Work to be completed> Print, word for word, every line from the beginning of the listing up to and including the line with "fig = go.Figure()". Pictures are to be excluded.

▬▬▬▬▬▬

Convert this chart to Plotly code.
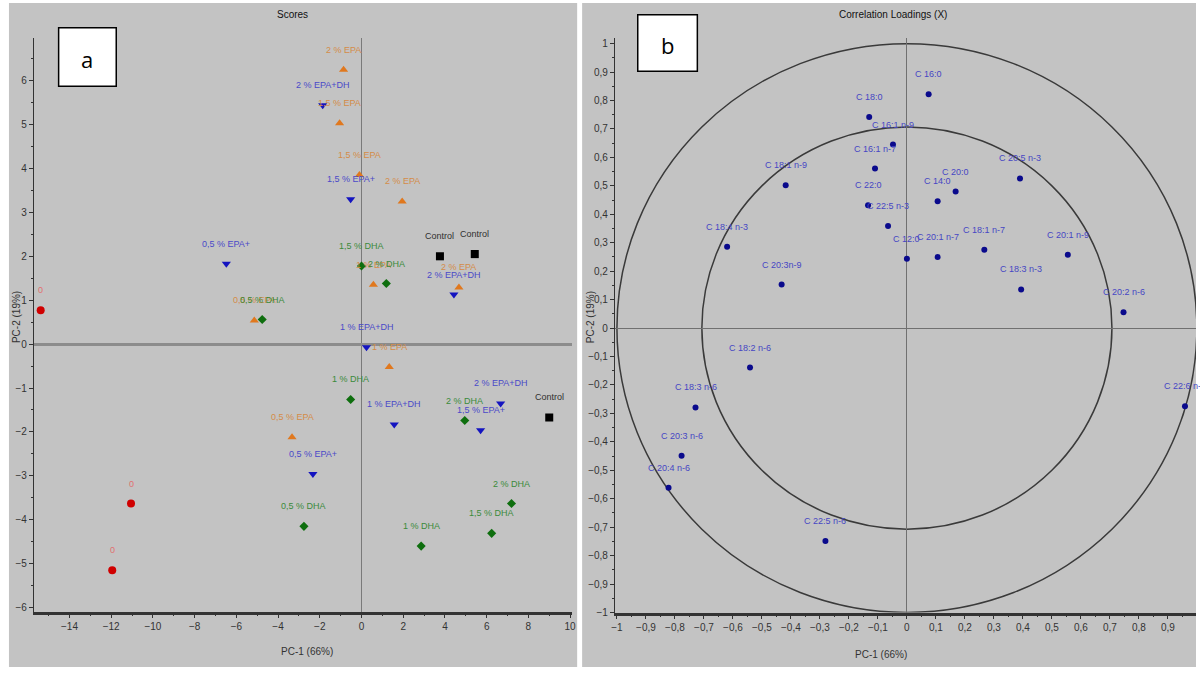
import plotly.graph_objects as go

# ---------------- Panel a : Scores ----------------
zero_x = [-15.38, -11.05, -11.95]
zero_y = [0.77, -3.63, -5.15]
zero_lbl = ["0", "0", "0"]

epa_x = [-0.86, -1.05, -0.10, 1.95, 0.57, 4.67, 1.33, -3.33, -5.14]
epa_y = [6.25, 5.03, 3.85, 3.25, 1.35, 1.29, -0.52, -2.12, 0.54]
epa_lbl = ["2 % EPA", "1,5 % EPA", "1,5 % EPA", "2 % EPA", "1 % EPA",
           "2 % EPA", "1 % EPA", "0,5 % EPA", "0,5 % EPA"]

epadha_x = [-1.86, -0.52, -6.48, 4.43, 0.24, 1.57, -2.33, 5.71, 6.67]
epadha_y = [5.44, 3.30, 1.83, 1.13, -0.07, -1.83, -2.96, -1.96, -1.35]
epadha_lbl = ["2 % EPA+DH", "1,5 % EPA+", "0,5 % EPA+", "2 % EPA+DH", "1 % EPA+DH",
              "1 % EPA+DH", "0,5 % EPA+", "1,5 % EPA+", "2 % EPA+DH"]

dha_x = [-4.76, 0.0, 1.19, -0.52, -2.76, 2.86, 4.95, 6.24, 7.19]
dha_y = [0.56, 1.78, 1.38, -1.26, -4.15, -4.60, -1.74, -4.31, -3.63]
dha_lbl = ["0,5 % DHA", "1,5 % DHA", "2 % DHA", "1 % DHA", "0,5 % DHA",
           "1 % DHA", "2 % DHA", "1,5 % DHA", "2 % DHA"]

ctrl_x = [3.76, 5.43, 9.0]
ctrl_y = [2.0, 2.05, -1.67]
ctrl_lbl = ["Control", "Control", "Control"]

# ---------------- Panel b : Correlation loadings ----------------
load_lbl = ["C 16:0", "C 18:0", "C 16:1 n-9", "C 16:1 n-7", "C 22:0", "C 22:5 n-3",
            "C 18:1 n-9", "C 18:4 n-3", "C 20:3n-9", "C 14:0", "C 20:0", "C 20:5 n-3",
            "C 12:0", "C 20:1 n-7", "C 18:1 n-7", "C 20:1 n-9", "C 18:3 n-3", "C 20:2 n-6",
            "C 18:2 n-6", "C 18:3 n-6", "C 20:3 n-6", "C 20:4 n-6", "C 22:5 n-6", "C 22:6 n-3"]
load_x = [0.075, -0.130, -0.048, -0.110, -0.134, -0.065, -0.418, -0.620, -0.432, 0.106,
          0.168, 0.390, 0.0, 0.106, 0.267, 0.555, 0.394, 0.747, -0.541, -0.729,
          -0.777, -0.822, -0.281, 0.959]
load_y = [0.822, 0.742, 0.645, 0.561, 0.432, 0.359, 0.502, 0.286, 0.153, 0.446,
          0.480, 0.526, 0.244, 0.250, 0.275, 0.258, 0.136, 0.056, -0.139, -0.279,
          -0.449, -0.561, -0.749, -0.275]

W, H = 1200, 675
BG = "#c3c3c3"
FONT = "Liberation Sans Narrow, Arial Narrow, Liberation Sans, sans-serif"
LBL_SIZE = 9

def px(x):
    return x / W

def py(y):
    return 1 - y / H

fig = go.Figure()

groups = [
    (zero_x, zero_y, zero_lbl, "circle", 8, "#d00000", "#e07070"),
    (epa_x, epa_y, epa_lbl, "triangle-up", 8, "#e0781e", "#d48c48"),
    (epadha_x, epadha_y, epadha_lbl, "triangle-down", 8, "#1414c0", "#4a4ac8"),
    (dha_x, dha_y, dha_lbl, "diamond", 7, "#0e6e0e", "#3a8a3a"),
    (ctrl_x, ctrl_y, ctrl_lbl, "square", 8, "#000000", "#303030"),
]

annotations = []
for xs, ys, lbls, sym, sz, mcol, tcol in groups:
    fig.add_trace(go.Scatter(x=xs, y=ys, mode="markers", xaxis="x", yaxis="y",
                             marker=dict(symbol=sym, size=sz, color=mcol, line=dict(width=0)),
                             showlegend=False, hoverinfo="skip"))
    for xv, yv, t in zip(xs, ys, lbls):
        annotations.append(dict(x=xv, y=yv, xref="x", yref="y", text=t, showarrow=False,
                                xanchor="center", yanchor="middle",
                                yshift=20, font=dict(family=FONT, size=LBL_SIZE, color=tcol)))

fig.add_trace(go.Scatter(x=load_x, y=load_y, mode="markers", xaxis="x2", yaxis="y2",
                         marker=dict(symbol="circle", size=6, color="#0a0a8c"),
                         showlegend=False, hoverinfo="skip"))
for xv, yv, t in zip(load_x, load_y, load_lbl):
    annotations.append(dict(x=xv, y=yv, xref="x2", yref="y2", text=t, showarrow=False,
                            xanchor="center", yanchor="middle",
                            yshift=20, font=dict(family=FONT, size=LBL_SIZE, color="#4646c4")))

def paper_text(x, y, text, size=10, color="#333", angle=0, family=FONT):
    return dict(x=px(x), y=py(y), xref="paper", yref="paper", text=text, showarrow=False,
                xanchor="center", yanchor="middle", textangle=angle,
                font=dict(family=family, size=size, color=color))

annotations += [
    paper_text(290, 15, "Scores", 10, "#111"),
    paper_text(895, 15, "Correlation Loadings (X)", 10, "#111"),
    paper_text(305, 657, "PC-1 (66%)"),
    paper_text(883, 660, "PC-1 (66%)"),
    paper_text(12, 320, "PC-2 (19%)", angle=-90),
    paper_text(590, 320, "PC-2 (19%)", angle=-90),
    paper_text(84, 60, "a", 22, "#000", family="Open Sans, sans-serif"),
    paper_text(668, 45, "b", 22, "#000", family="Open Sans, sans-serif"),
]

shapes = [
    dict(type="rect", xref="paper", yref="paper", x0=px(5), x1=px(577), y0=py(673), y1=py(3),
         fillcolor=BG, line=dict(width=0), layer="below"),
    dict(type="rect", xref="paper", yref="paper", x0=px(582), x1=px(1200), y0=py(673), y1=py(3),
         fillcolor=BG, line=dict(width=0), layer="below"),
    dict(type="circle", xref="x2", yref="y2", x0=-1, y0=-1, x1=1, y1=1,
         line=dict(color="#3a3a3a", width=1.5), layer="below"),
    dict(type="circle", xref="x2", yref="y2", x0=-0.7071, y0=-0.7071, x1=0.7071, y1=0.7071,
         line=dict(color="#3a3a3a", width=1.5), layer="below"),
    dict(type="rect", xref="paper", yref="paper", x0=px(55), x1=px(113), y0=py(87), y1=py(28),
         fillcolor="white", line=dict(color="black", width=1.5)),
    dict(type="rect", xref="paper", yref="paper", x0=px(638), x1=px(698), y0=py(72), y1=py(15),
         fillcolor="white", line=dict(color="black", width=1.5)),
]

tickfont = dict(family=FONT, size=10, color="#333")
common = dict(showgrid=False, ticks="outside", ticklen=4, tickcolor="#333", tickfont=tickfont,
              showline=True, linecolor="#333", mirror=False)

fig.update_layout(
    width=W, height=H, autosize=False,
    margin=dict(l=0, r=0, t=0, b=0),
    paper_bgcolor="white", plot_bgcolor=BG,
    separators=", ",
    showlegend=False,
    xaxis=dict(domain=[px(30), px(572)], range=[-15.71, 10.1], dtick=2, tick0=0,
               minor=dict(ticks="outside", dtick=1, ticklen=2, tickcolor="#333"),
               zeroline=True, zerolinecolor="#7a7a7a", zerolinewidth=1,
               anchor="y", linewidth=2.5, **common),
    yaxis=dict(domain=[py(617), py(38)], range=[-6.09, 6.98], dtick=1, tick0=0,
               minor=dict(ticks="outside", dtick=0.5, ticklen=2, tickcolor="#333"),
               zeroline=True, zerolinecolor="#8c8c8c", zerolinewidth=3,
               anchor="x", linewidth=1, **common),
    xaxis2=dict(domain=[px(615), 1.0], range=[-1.007, 0.997], dtick=0.1, tick0=0,
                minor=dict(ticks="outside", dtick=0.05, ticklen=2, tickcolor="#333"),
                zeroline=True, zerolinecolor="#707070", zerolinewidth=1,
                anchor="y2", linewidth=2.5, **common),
    yaxis2=dict(domain=[py(618), py(38)], range=[-1.0, 1.021], dtick=0.1, tick0=0,
                minor=dict(ticks="outside", dtick=0.05, ticklen=2, tickcolor="#333"),
                zeroline=True, zerolinecolor="#707070", zerolinewidth=1,
                anchor="x2", linewidth=1, **common),
    annotations=annotations,
    shapes=shapes,
)

fig.write_html("out.html",
               config={"displayModeBar": False},
               post_script="document.body.style.margin='0px';"
                           "document.body.style.padding='0px';"
                           "document.body.style.overflow='hidden';")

▬▬▬▬▬▬

Exercise response>
Convert this chart to Plotly code.
import plotly.graph_objects as go

# ---------------- Panel a : Scores ----------------
zero_x = [-15.38, -11.05, -11.95]
zero_y = [0.77, -3.63, -5.15]
zero_lbl = ["0", "0", "0"]

epa_x = [-0.86, -1.05, -0.10, 1.95, 0.57, 4.67, 1.33, -3.33, -5.14]
epa_y = [6.25, 5.03, 3.85, 3.25, 1.35, 1.29, -0.52, -2.12, 0.54]
epa_lbl = ["2 % EPA", "1,5 % EPA", "1,5 % EPA", "2 % EPA", "1 % EPA",
           "2 % EPA", "1 % EPA", "0,5 % EPA", "0,5 % EPA"]

epadha_x = [-1.86, -0.52, -6.48, 4.43, 0.24, 1.57, -2.33, 5.71, 6.67]
epadha_y = [5.44, 3.30, 1.83, 1.13, -0.07, -1.83, -2.96, -1.96, -1.35]
epadha_lbl = ["2 % EPA+DH", "1,5 % EPA+", "0,5 % EPA+", "2 % EPA+DH", "1 % EPA+DH",
              "1 % EPA+DH", "0,5 % EPA+", "1,5 % EPA+", "2 % EPA+DH"]

dha_x = [-4.76, 0.0, 1.19, -0.52, -2.76, 2.86, 4.95, 6.24, 7.19]
dha_y = [0.56, 1.78, 1.38, -1.26, -4.15, -4.60, -1.74, -4.31, -3.63]
dha_lbl = ["0,5 % DHA", "1,5 % DHA", "2 % DHA", "1 % DHA", "0,5 % DHA",
           "1 % DHA", "2 % DHA", "1,5 % DHA", "2 % DHA"]

ctrl_x = [3.76, 5.43, 9.0]
ctrl_y = [2.0, 2.05, -1.67]
ctrl_lbl = ["Control", "Control", "Control"]

# ---------------- Panel b : Correlation loadings ----------------
load_lbl = ["C 16:0", "C 18:0", "C 16:1 n-9", "C 16:1 n-7", "C 22:0", "C 22:5 n-3",
            "C 18:1 n-9", "C 18:4 n-3", "C 20:3n-9", "C 14:0", "C 20:0", "C 20:5 n-3",
            "C 12:0", "C 20:1 n-7", "C 18:1 n-7", "C 20:1 n-9", "C 18:3 n-3", "C 20:2 n-6",
            "C 18:2 n-6", "C 18:3 n-6", "C 20:3 n-6", "C 20:4 n-6", "C 22:5 n-6", "C 22:6 n-3"]
load_x = [0.075, -0.130, -0.048, -0.110, -0.134, -0.065, -0.418, -0.620, -0.432, 0.106,
          0.168, 0.390, 0.0, 0.106, 0.267, 0.555, 0.394, 0.747, -0.541, -0.729,
          -0.777, -0.822, -0.281, 0.959]
load_y = [0.822, 0.742, 0.645, 0.561, 0.432, 0.359, 0.502, 0.286, 0.153, 0.446,
          0.480, 0.526, 0.244, 0.250, 0.275, 0.258, 0.136, 0.056, -0.139, -0.279,
          -0.449, -0.561, -0.749, -0.275]

W, H = 1200, 675
BG = "#c3c3c3"
FONT = "Liberation Sans Narrow, Arial Narrow, Liberation Sans, sans-serif"
LBL_SIZE = 9

def px(x):
    return x / W

def py(y):
    return 1 - y / H

fig = go.Figure()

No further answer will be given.